News Flash: Nobel Laureate Criticizes Bush Tax Cuts!

Friday, October 22nd, 2004

News Flash: Nobel Laureate Criticizes Bush Tax Cuts! explains how income and payroll taxes form a “tax wedge” that distorts labor markets.

This is how I was taught labor economics:

The traditional view looks at the elasticity of labor supply in terms of the choice between labor vs. leisure. That is, you either work longer, or you lie around watching TV and eating Bon-Bons. In that framework, if you get a higher wage, that makes working more profitable, but it also gives you more income, making leisure more attractive. These two effects more or less cancel one another out, it was thought, so that you do not increase labor supply very much in response to a higher wage.

This is how Nobel prize-winning economist Edward Prescott sees the labor market:

Prescott re-casts the trade-off as between “market time” and “non-market time.” In addition to TV and Bon-Bons, you spend some of your non-market time producing goods and services, such as home-improvement projects, meals cooked at home, housework, and child care. Thinking of the choice in those terms, an increase in your wage rate could have a significant effect on your labor supply. The higher your wage rate, the more it makes sense for you to “outsource” household chores. If I can earn enough in six hours of work to pay for someone else to do eight hours of household chores, then I can get more hours for TV and Bon-Bons by increasing my “market time.” Working six more hours but spending eight fewer hours on household chores gives me a net saving of two hours.

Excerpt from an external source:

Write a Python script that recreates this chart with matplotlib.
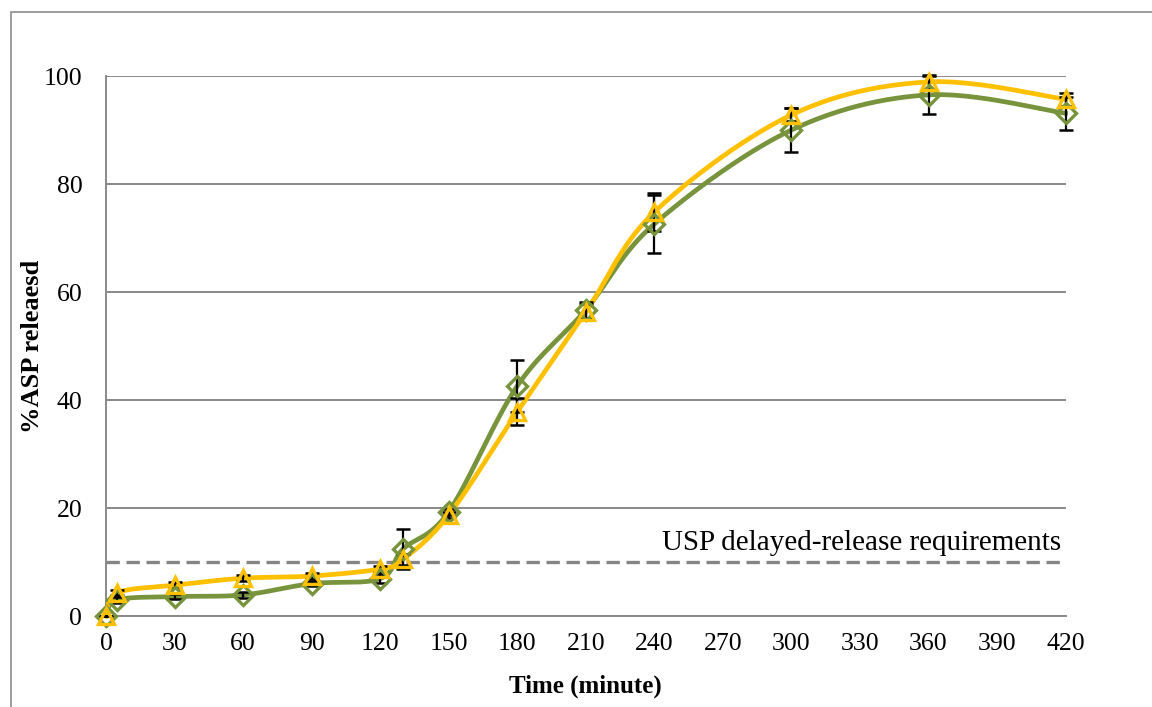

This use of market time to increase leisure time is an application of one of the most basic concepts in economics — comparative advantage. An accountant could put together the bookshelves that she just bought from Ikea, but her comparative advantage is using spreadsheets, not screwdrivers. She and the economy are better off if she does more work as an accountant and pays a professional to assemble her bookshelves.